I am looking to show that the maximum of the binomial formula: $W = \frac{N!}{(N-x)!x!}$ is found at $x = \frac{N}{2}$
W being the number of ways to take a group of size x from a pool of N
I think the easiest way is to find the minimum of the denominator: $(N-x)!x!$
This makes sense to me intuitively as if you try to take x from N that you will have the most "options" if you split N directly in half, but I am stuck on how to show it.
Thanks
You can look at what is happening to the denominator incrementally.
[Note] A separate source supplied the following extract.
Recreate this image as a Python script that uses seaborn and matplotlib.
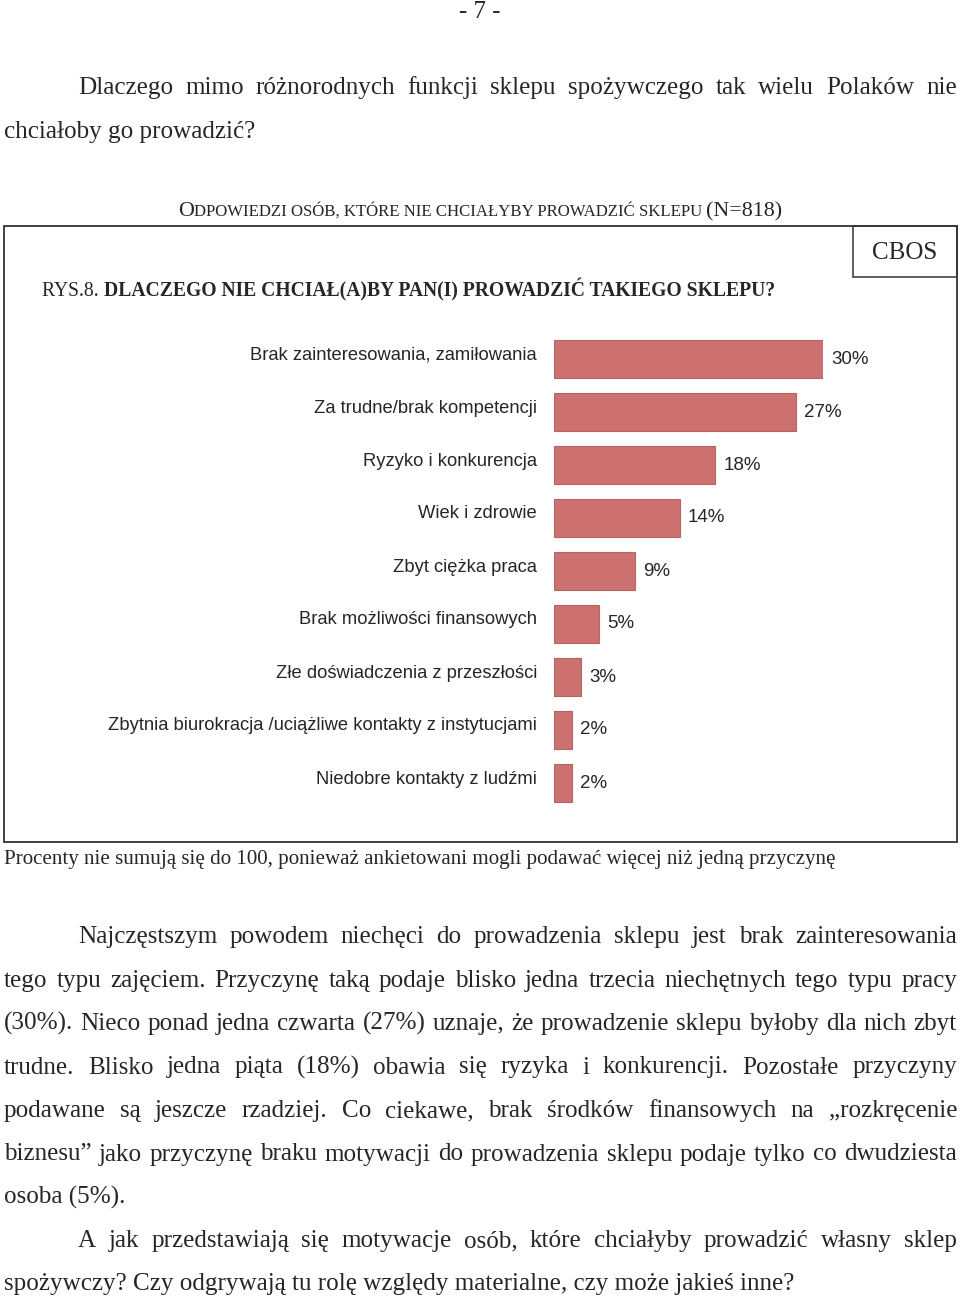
import matplotlib
matplotlib.use("Agg")
import matplotlib.pyplot as plt
import matplotlib.transforms as mtransforms
from matplotlib.patches import Rectangle
import seaborn as sns
import pandas as pd

categories = [
    "Brak zainteresowania, zamiłowania",
    "Za trudne/brak kompetencji",
    "Ryzyko i konkurencja",
    "Wiek i zdrowie",
    "Zbyt ciężka praca",
    "Brak możliwości finansowych",
    "Złe doświadczenia z przeszłości",
    "Zbytnia biurokracja /uciążliwe kontakty z instytucjami",
    "Niedobre kontakty z ludźmi",
]
values = [30, 27, 18, 14, 9, 5, 3, 2, 2]

page_number = "- 7 -"
intro_lines = [
    "Dlaczego mimo różnorodnych funkcji sklepu spożywczego tak wielu Polaków nie",
    "chciałoby go prowadzić?",
]
para2_lines = [
    "Najczęstszym powodem niechęci do prowadzenia sklepu jest brak zainteresowania",
    "tego typu zajęciem. Przyczynę taką podaje blisko jedna trzecia niechętnych tego typu pracy",
    "(30%). Nieco ponad jedna czwarta (27%) uznaje, że prowadzenie sklepu byłoby dla nich zbyt",
    "trudne. Blisko jedna piąta (18%) obawia się ryzyka i konkurencji. Pozostałe przyczyny",
    "podawane są jeszcze rzadziej. Co ciekawe, brak środków finansowych na „rozkręcenie",
    "biznesu” jako przyczynę braku motywacji do prowadzenia sklepu podaje tylko co dwudziesta",
    "osoba (5%).",
]
para3_lines = [
    "A jak przedstawiają się motywacje osób, które chciałyby prowadzić własny sklep",
    "spożywczy? Czy odgrywają tu rolę względy materialne, czy może jakieś inne?",
]
footnote = "Procenty nie sumują się do 100, ponieważ ankietowani mogli podawać więcej niż jedną przyczynę"

SERIF = "Liberation Serif"
SANS = "Liberation Sans"
BODY_SIZE = 18.1
BAR_COLOR = "#cd7070"

sns.set_theme(style="white")
plt.rcParams["font.family"] = [SANS, "DejaVu Sans"]

fig = plt.figure(figsize=(9.6, 12.99), dpi=100)
renderer = fig.canvas.get_renderer()

# page layer in pixel coordinates
page = fig.add_axes([0, 0, 1, 1])
page.set_xlim(0, 960)
page.set_ylim(1299, 0)
page.axis("off")


def text_width(s, size, weight="normal", family=SERIF):
    t = page.text(0, 0, s, fontsize=size, fontweight=weight, family=family)
    w = t.get_window_extent(renderer).width
    t.remove()
    return w


def justified(line, x0, x1, y, size=BODY_SIZE):
    words = line.split(" ")
    widths = [text_width(w, size) for w in words]
    gap = (x1 - x0 - sum(widths)) / max(len(words) - 1, 1)
    x = x0
    for w, wd in zip(words, widths):
        page.text(x, y, w, fontsize=size, family=SERIF, va="baseline")
        x += wd + gap


def left(line, x, y, size=BODY_SIZE, **kw):
    page.text(x, y, line, fontsize=size, family=SERIF, va="baseline", **kw)


def pieces(parts, x, y, ha="left"):
    widths = [text_width(s, sz, wt) for s, sz, wt in parts]
    if ha == "center":
        x -= sum(widths) / 2
    for (s, sz, wt), wd in zip(parts, widths):
        page.text(x, y, s, fontsize=sz, fontweight=wt, family=SERIF, va="baseline")
        x += wd


left(page_number, 480, 18, ha="center")

justified(intro_lines[0], 78, 957, 94)
left(intro_lines[1], 4, 138)

pieces([("O", 15.8, "normal"),
        ("DPOWIEDZI OSÓB, KTÓRE NIE CHCIAŁYBY PROWADZIĆ SKLEPU ", 12.1, "normal"),
        ("(N=818)", 15.8, "normal")], 480, 216, ha="center")

# frame
page.add_patch(Rectangle((4, 226), 953, 616, fill=False, ec="#333333", lw=1.3))
page.add_patch(Rectangle((853, 226), 104, 51, fill=False, ec="#333333", lw=1.1))
page.text(905, 259, "CBOS", fontsize=18, family=SERIF, ha="center", va="baseline")

pieces([("RYS.8. ", 14.1, "normal"),
        ("DLACZEGO NIE CHCIAŁ(A)BY PAN(I) PROWADZIĆ TAKIEGO SKLEPU?", 14.1, "bold")],
       42, 296)

left(footnote, 4, 864, size=15.1)

for i, line in enumerate(para2_lines):
    y = 943 + i * 43.5
    x0 = 78 if i == 0 else 4
    if i < len(para2_lines) - 1:
        justified(line, x0, 957, y)
    else:
        left(line, x0, y)

justified(para3_lines[0], 78, 957, 1247)
left(para3_lines[1], 4, 1290)

# bar chart
df = pd.DataFrame({"reason": categories, "pct": values})
ax = fig.add_axes([554 / 960, 1 - 809.5 / 1299, 269 / 960, 477 / 1299])
sns.barplot(data=df, x="pct", y="reason", orient="h", color=BAR_COLOR,
            saturation=1, width=0.7, edgecolor="#b86262", linewidth=0.8, ax=ax)
ax.set_xlim(0, 30)
ax.set_ylim(len(categories) - 0.5, -0.5)
ax.set_xlabel("")
ax.set_ylabel("")
ax.set_xticks([])
sns.despine(ax=ax, left=True, bottom=True)
ax.tick_params(axis="y", length=0, pad=12.2, labelsize=13.2)
shift = mtransforms.ScaledTranslation(0, 6 / 100, fig.dpi_scale_trans)
for lab in ax.get_yticklabels():
    lab.set_transform(lab.get_transform() + shift)
for cont in ax.containers:
    labels = ax.bar_label(cont, fmt="%d%%", padding=5.8, fontsize=13.5)
    for t in labels:
        t.set_clip_on(False)

fig.savefig("out.png", dpi=100)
Imagine you are increasing $0\leq x < N$ to $x+1$, then you would have $$ (N-(x+1))!(x+1)! = \frac{x+1}{N-x} (N-x)!x! $$ so you would diminish the denominator by doing so if and only if $(x+1)/(N-x) < 1$ ie. $x < (N-1)/2$. Similarly, you can check that by replacing $0 < x \leq N$ by $x-1$, then you would diminish the denominator if and only if $x > (N+1)/2$.
By combining these two idea you get that the value $x$ minimizing $(N-x)!x!$ should be between $(N-1)/2$ and $(N+1)/2$.
For $N$ even, we get your expected idea $x = N/2$, but note that when $N$ is odd, both $(N-1)/2$ and $(N+1)/2$ are correct.